A troca entre possíveis benefícios e riscos também precisam ser avaliados aqui, como no caso do uso de monitoramento dos clientes por meio de aplicativo de smartphone como meio de oferecer benefícios a segurados que, num caso de elevação do risco de problemas cardíacos identificados pelo sistema, podem levar a negativa de cobertura. Ter esse ponto claro, inclusive na comunicação sobre um produto ou serviço, é uma forma de manter-se adequado ao que sugere o direito digital.
Por fim, o desenho deste novo serviço, produto, ou o que quer que seja, deve ser previsto o critério de justiça. Essa parte da correta distribuição dos fardos, passando por critérios de não discriminação, proteção aos vulneráveis, responsabilidade e contestabilidade.
O fardo não pode ser posto totalmente sobre o um dos participantes, precisando ser bem distribuído. A fragilidade da relação de um fornecedor de serviços autônomos em uma plataforma de serviços compartilhados, onde o tomador só remunera o fornecedor quando o trabalho fornecido é considerado por ele como adequado, joga um peso demasiado sobre um dos componentes do funcionamento da proposta; estando clara a necessidade de ser repensado.
A discriminação, muitas vezes decorrentes de falhas na programação, ou problemas no treinamento do algoritmo de inteligência artificial envolvida, são outro ponto a ser combatido. Estes são problemas muito mais presentes do que se pode imaginar, sendo o motivo, por exemplo, do algoritmo de um varejista nunca indicar uma mulher para ser contratada; viés que precisa ser identificado e combatido.
A proteção aos vulneráveis precisa ser pensada de projeto também, para evitar casos como o do uso de sistemas de casa inteligente onde possuem crianças e que, por conta da forma autoritária como os proprietários se relacionam com suas assistentes virtuais, estavam modificando a forma de tratamento com as pessoas. A repetição de ordens como “fulana, ligue a luz”, está levando as crianças a associar este como um tratamento habitual.

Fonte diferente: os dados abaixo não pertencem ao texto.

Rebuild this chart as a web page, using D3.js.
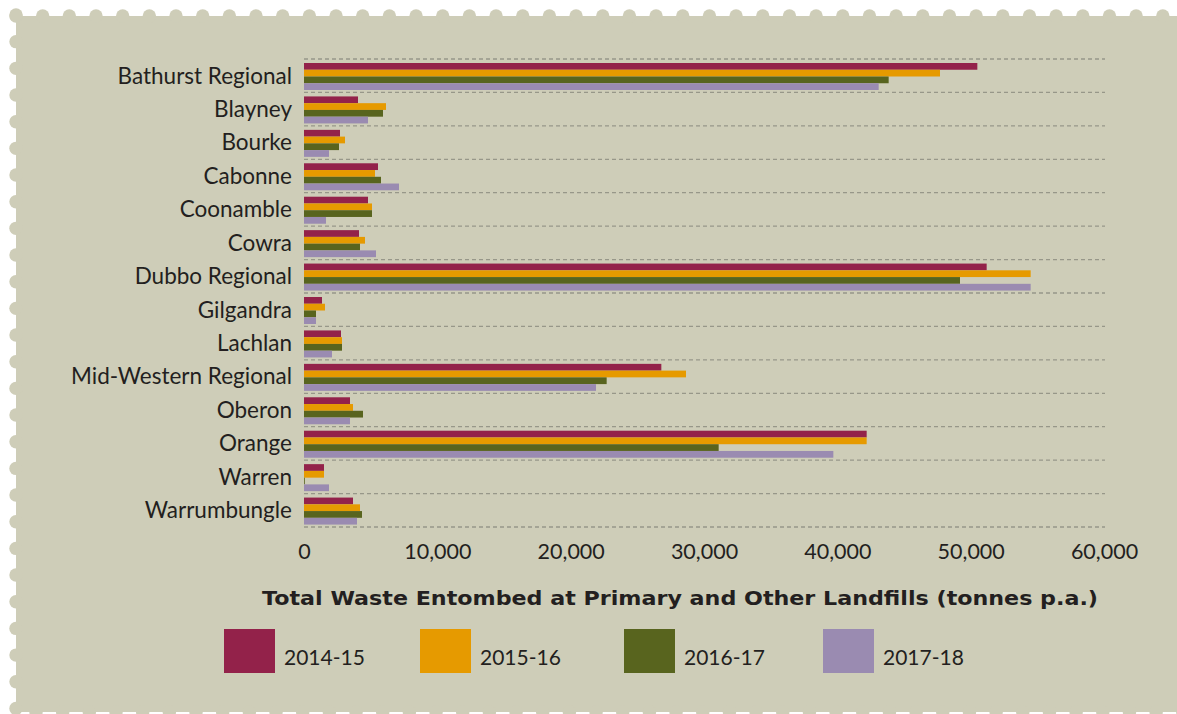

O alcance da responsabilidade também precisa ser previsto. As consequências indesejadas da atuação de uma aplicação precisam indicar quem responderá no caso em que falhem. Por exemplo, um leitor de glicemia por smartphone, a partir de implante subcutâneo, caso falhe ao indicar uma ação e prejudique o usuário, precisa prever quem terá obrigação de suportar o ônus.
Como último ponto, é necessário prever a contestabilidade. Não sendo aceitável que prevaleça direitos como o da propriedade intelectual frente a necessidade de ter explicado qual motivo, por exemplo, do baixo score de crédito que uma ferramenta lhe deu ou, como no caso do Compase nos EUA, uma dosimetria da pena maior do que para outros com o mesmo tipo de acusação.
Meios de ter seus resultados previstos precisam vir de projeto, não podendo se atribuir a todo o algoritmo o status de caixa preta. Mesmo resultados de algoritmos de aprendizagem de máquinas podem ter atribuídos cálculos de regressões que tornam viável explicar que variáveis influenciaram o resultado.
Hoje o Direito Digital ainda não existe como um ramo claro do direito, tendo pouco arcabouço legal exclusivo presente. Mas sua lógica é simples: evitar que o mundo digital se forme como território onde as conquistas sociais do mundo físico não sejam respeitadas.
Daí a importância de, desde o projeto, da nascente de uma ideia a ser implementada no mundo digital, prever o alcance do direito e não se afastar do que é justo.